### STORED DATA

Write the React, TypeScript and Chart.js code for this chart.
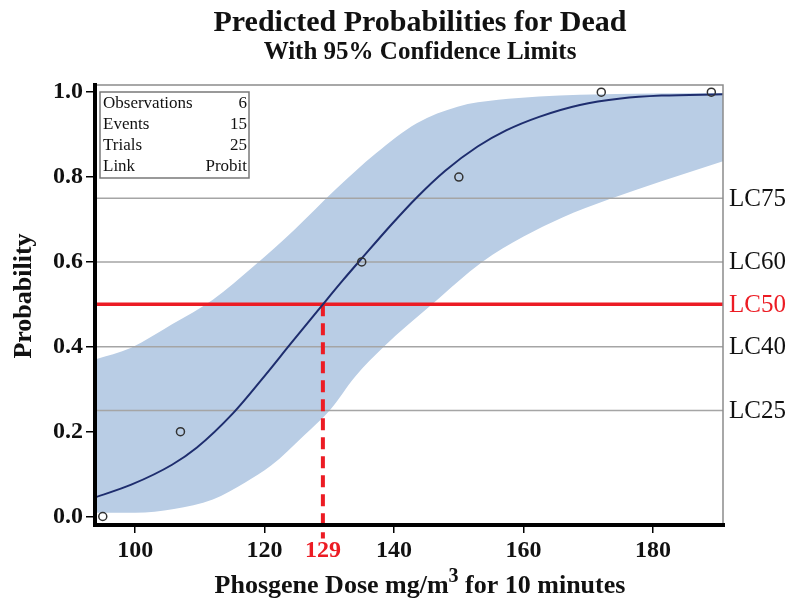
import React, { useEffect, useRef } from "react";
import { Chart, registerables } from "chart.js";

Chart.register(...registerables);

// ---- Text ----
const TITLE = "Predicted Probabilities for Dead";
const SUBTITLE = "With 95% Confidence Limits";
const X_TITLE_MAIN = "Phosgene Dose mg/m";
const X_TITLE_SUP = "3";
const X_TITLE_END = " for 10 minutes";
const Y_TITLE = "Probability";

// ---- Axes ----
const X_MIN = 93.8;
const X_MAX = 190.8;
const Y_MIN = -0.02;
const Y_MAX = 1.017;
const X_TICKS = [100, 120, 129, 140, 160, 180];
const Y_TICKS = [0, 0.2, 0.4, 0.6, 0.8, 1.0];

// ---- LC reference levels ----
const LC50_DOSE = 129;
const LC_LEVELS = [0.75, 0.6, 0.5, 0.4, 0.25];
const LC_LABELS = ["LC75", "LC60", "LC50", "LC40", "LC25"];

// ---- Stats inset ----
const STAT_NAMES = ["Observations", "Events", "Trials", "Link"];
const STAT_VALUES = ["6", "15", "25", "Probit"];

// ---- Observed proportions ----
const OBS_DOSE = [95, 107, 135, 150, 172, 189];
const OBS_PROB = [0, 0.2, 0.6, 0.8, 1.0, 1.0];

// ---- Fitted probit curve ----
const FIT_DOSE = [93.8, 99.4, 105.7, 109.5, 115.1, 120.2, 123.9, 129, 132.1, 135.1, 139.7, 143.5, 147.9, 152.9, 157.3, 162.4, 168.7, 175, 181.3, 190.8];
const FIT_PROB = [0.045, 0.075, 0.122, 0.162, 0.243, 0.335, 0.405, 0.5, 0.557, 0.61, 0.69, 0.752, 0.815, 0.872, 0.91, 0.942, 0.97, 0.985, 0.992, 0.995];

// ---- 95% confidence limits ----
const UPPER_DOSE = [93.8, 99.4, 105.7, 112, 118.3, 124.6, 130.9, 137.2, 143.5, 149.8, 156.1, 162.4, 168.7, 180, 190.8];
const UPPER_PROB = [0.37, 0.398, 0.453, 0.511, 0.59, 0.676, 0.77, 0.856, 0.927, 0.966, 0.982, 0.99, 0.994, 0.997, 0.998];
const LOWER_DOSE = [93.8, 100, 106, 112, 117, 121, 126, 130.2, 134, 138.4, 146, 153.6, 160, 166, 173.1, 181.3, 190.8];
const LOWER_PROB = [0.009, 0.009, 0.018, 0.04, 0.08, 0.12, 0.19, 0.253, 0.33, 0.4, 0.502, 0.6, 0.66, 0.705, 0.747, 0.79, 0.837];

const SERIF = "'Liberation Serif', 'Times New Roman', serif";
const RED = "rgb(236,28,36)";
const BAND = "rgb(185,205,229)";
const NAVY = "rgb(30,45,110)";
const GRID_GRAY = "rgb(165,165,165)";

const zip = (xs: number[], ys: number[]) => xs.map((x, i) => ({ x, y: ys[i] }));

const decorPlugin = {
  id: "decor",
  afterDatasetsDraw(chart: any) {
    const ctx: CanvasRenderingContext2D = chart.ctx;
    const { left, right, top, bottom } = chart.chartArea;
    ctx.save();
    // top/right frame (thin gray)
    ctx.strokeStyle = "rgb(140,140,140)";
    ctx.lineWidth = 1.5;
    ctx.beginPath();
    ctx.moveTo(left, top);
    ctx.lineTo(right, top);
    ctx.lineTo(right, bottom);
    ctx.stroke();
    // left/bottom axis lines (thick black)
    ctx.strokeStyle = "#000";
    ctx.lineWidth = 4;
    ctx.lineCap = "square";
    ctx.beginPath();
    ctx.moveTo(left, top);
    ctx.lineTo(left, bottom);
    ctx.lineTo(right, bottom);
    ctx.stroke();
    ctx.restore();
  },
  afterDraw(chart: any) {
    const ctx: CanvasRenderingContext2D = chart.ctx;
    const { left, right, top } = chart.chartArea;
    const ys = chart.scales.y;
    ctx.save();

    // LC labels
    ctx.font = `25px ${SERIF}`;
    ctx.textAlign = "left";
    ctx.textBaseline = "middle";
    LC_LEVELS.forEach((lv, i) => {
      ctx.fillStyle = lv === 0.5 ? RED : "#111";
      ctx.fillText(LC_LABELS[i], right + 6, ys.getPixelForValue(lv) + 1);
    });

    // Stats inset
    const bx = left + 5, by = top + 7, bw = 149, bh = 86;
    ctx.fillStyle = "#fff";
    ctx.fillRect(bx, by, bw, bh);
    ctx.strokeStyle = "rgb(120,120,120)";
    ctx.lineWidth = 1.5;
    ctx.strokeRect(bx, by, bw, bh);
    ctx.font = `17px ${SERIF}`;
    ctx.fillStyle = "#111";
    STAT_NAMES.forEach((n, i) => {
      const yy = by + 12 + i * 20.7;
      ctx.textAlign = "left";
      ctx.fillText(n, bx + 3, yy);
      ctx.textAlign = "right";
      ctx.fillText(STAT_VALUES[i], bx + bw - 2, yy);
    });

    // Titles
    const cx = 420;
    ctx.fillStyle = "#111";
    ctx.textAlign = "center";
    ctx.font = `bold 30px ${SERIF}`;
    ctx.fillText(TITLE, cx, 23);
    ctx.font = `bold 25px ${SERIF}`;
    ctx.fillText(SUBTITLE, cx, 53);

    // Y axis title
    ctx.save();
    ctx.translate(24, 296);
    ctx.rotate(-Math.PI / 2);
    ctx.font = `bold 26px ${SERIF}`;
    ctx.fillText(Y_TITLE, 0, 0);
    ctx.restore();

    // X axis title with superscript
    ctx.textAlign = "left";
    const mainFont = `bold 26px ${SERIF}`;
    const supFont = `bold 20px ${SERIF}`;
    ctx.font = mainFont;
    const w1 = ctx.measureText(X_TITLE_MAIN).width;
    const w3 = ctx.measureText(X_TITLE_END).width;
    ctx.font = supFont;
    const w2 = ctx.measureText(X_TITLE_SUP).width;
    const x0 = cx - (w1 + w2 + w3) / 2;
    const ty = 586;
    ctx.font = mainFont;
    ctx.fillText(X_TITLE_MAIN, x0, ty);
    ctx.font = supFont;
    ctx.fillText(X_TITLE_SUP, x0 + w1, ty - 9);
    ctx.font = mainFont;
    ctx.fillText(X_TITLE_END, x0 + w1 + w2, ty);

    ctx.restore();
  },
};

export default function App() {
  const ref = useRef<HTMLCanvasElement | null>(null);

  useEffect(() => {
    if (!ref.current) return;
    const chart = new Chart(ref.current, {
      type: "scatter",
      data: {
        datasets: [
          {
            label: "Observed",
            data: zip(OBS_DOSE, OBS_PROB),
            showLine: false,
            pointRadius: 4,
            pointBorderWidth: 1.5,
            borderColor: "rgb(50,50,50)",
            backgroundColor: "rgba(0,0,0,0)",
            order: 0,
          },
          {
            label: "Predicted",
            data: zip(FIT_DOSE, FIT_PROB),
            showLine: true,
            pointRadius: 0,
            borderColor: NAVY,
            borderWidth: 2,
            cubicInterpolationMode: "monotone",
            order: 1,
          },
          {
            label: "LC50 line",
            data: [{ x: X_MIN, y: 0.5 }, { x: X_MAX, y: 0.5 }],
            showLine: true,
            pointRadius: 0,
            borderColor: RED,
            borderWidth: 3.5,
            order: 2,
          },
          {
            label: "LC50 dose",
            data: [{ x: LC50_DOSE, y: 0.5 }, { x: LC50_DOSE, y: -0.052 }],
            showLine: true,
            pointRadius: 0,
            borderColor: RED,
            borderWidth: 4,
            borderDash: [12, 7],
            clip: false,
            order: 2,
          },
          ...LC_LEVELS.filter((lv) => lv !== 0.5).map((lv) => ({
            label: "level " + lv,
            data: [{ x: X_MIN, y: lv }, { x: X_MAX, y: lv }],
            showLine: true,
            pointRadius: 0,
            borderColor: GRID_GRAY,
            borderWidth: 1.5,
            order: 3,
          })),
          {
            label: "Upper",
            data: zip(UPPER_DOSE, UPPER_PROB),
            showLine: true,
            pointRadius: 0,
            borderWidth: 0,
            borderColor: BAND,
            backgroundColor: BAND,
            cubicInterpolationMode: "monotone",
            fill: "+1",
            order: 4,
          },
          {
            label: "Lower",
            data: zip(LOWER_DOSE, LOWER_PROB),
            showLine: true,
            pointRadius: 0,
            borderWidth: 0,
            borderColor: BAND,
            backgroundColor: BAND,
            cubicInterpolationMode: "monotone",
            fill: false,
            order: 5,
          },
        ] as any,
      },
      options: {
        animation: false,
        responsive: true,
        maintainAspectRatio: false,
        layout: { padding: { top: 85, right: 68, left: 0, bottom: 0 } },
        plugins: {
          legend: { display: false },
          title: { display: false },
          tooltip: { enabled: false },
        },
        scales: {
          x: {
            type: "linear",
            min: X_MIN,
            max: X_MAX,
            afterBuildTicks: (s: any) => {
              s.ticks = X_TICKS.map((v) => ({ value: v }));
            },
            afterFit: (s: any) => {
              s.height = 79;
            },
            border: { display: false },
            grid: {
              drawOnChartArea: false,
              drawTicks: true,
              tickLength: 8,
              lineWidth: 1.5,
              color: (c: any) => (c.tick && c.tick.value === LC50_DOSE ? "rgba(0,0,0,0)" : "#000"),
            },
            ticks: {
              autoSkip: false,
              maxRotation: 0,
              padding: 3,
              font: { family: SERIF, size: 24, weight: "bold" },
              color: (c: any) => (c.tick && c.tick.value === LC50_DOSE ? RED : "#111"),
              callback: (v: any) => String(v),
            },
          },
          y: {
            type: "linear",
            min: Y_MIN,
            max: Y_MAX,
            afterBuildTicks: (s: any) => {
              s.ticks = Y_TICKS.map((v) => ({ value: v }));
            },
            afterFit: (s: any) => {
              s.width = 95;
            },
            border: { display: false },
            grid: {
              drawOnChartArea: false,
              drawTicks: true,
              tickLength: 9,
              lineWidth: 1.5,
              color: "#000",
            },
            ticks: {
              padding: 3,
              font: { family: SERIF, size: 24, weight: "bold" },
              color: "#111",
              callback: (v: any) => Number(v).toFixed(1),
            },
          },
        },
      },
      plugins: [decorPlugin],
    });
    return () => chart.destroy();
  }, []);

  return (
    <div style={{ position: "absolute", left: 0, top: 0, width: 791, height: 604, background: "#fff" }}>
      <canvas ref={ref} />
    </div>
  );
}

######

Leave out any pictures and return exactly the lines from the beginning of the data through the line with "const OBS_PROB = [0, 0.2, 0.6, 0.8, 1.0, 1.0];", inclusive.

--- RESULT BELOW ---
Write the React, TypeScript and Chart.js code for this chart.
import React, { useEffect, useRef } from "react";
import { Chart, registerables } from "chart.js";

Chart.register(...registerables);

// ---- Text ----
const TITLE = "Predicted Probabilities for Dead";
const SUBTITLE = "With 95% Confidence Limits";
const X_TITLE_MAIN = "Phosgene Dose mg/m";
const X_TITLE_SUP = "3";
const X_TITLE_END = " for 10 minutes";
const Y_TITLE = "Probability";

// ---- Axes ----
const X_MIN = 93.8;
const X_MAX = 190.8;
const Y_MIN = -0.02;
const Y_MAX = 1.017;
const X_TICKS = [100, 120, 129, 140, 160, 180];
const Y_TICKS = [0, 0.2, 0.4, 0.6, 0.8, 1.0];

// ---- LC reference levels ----
const LC50_DOSE = 129;
const LC_LEVELS = [0.75, 0.6, 0.5, 0.4, 0.25];
const LC_LABELS = ["LC75", "LC60", "LC50", "LC40", "LC25"];

// ---- Stats inset ----
const STAT_NAMES = ["Observations", "Events", "Trials", "Link"];
const STAT_VALUES = ["6", "15", "25", "Probit"];

// ---- Observed proportions ----
const OBS_DOSE = [95, 107, 135, 150, 172, 189];
const OBS_PROB = [0, 0.2, 0.6, 0.8, 1.0, 1.0];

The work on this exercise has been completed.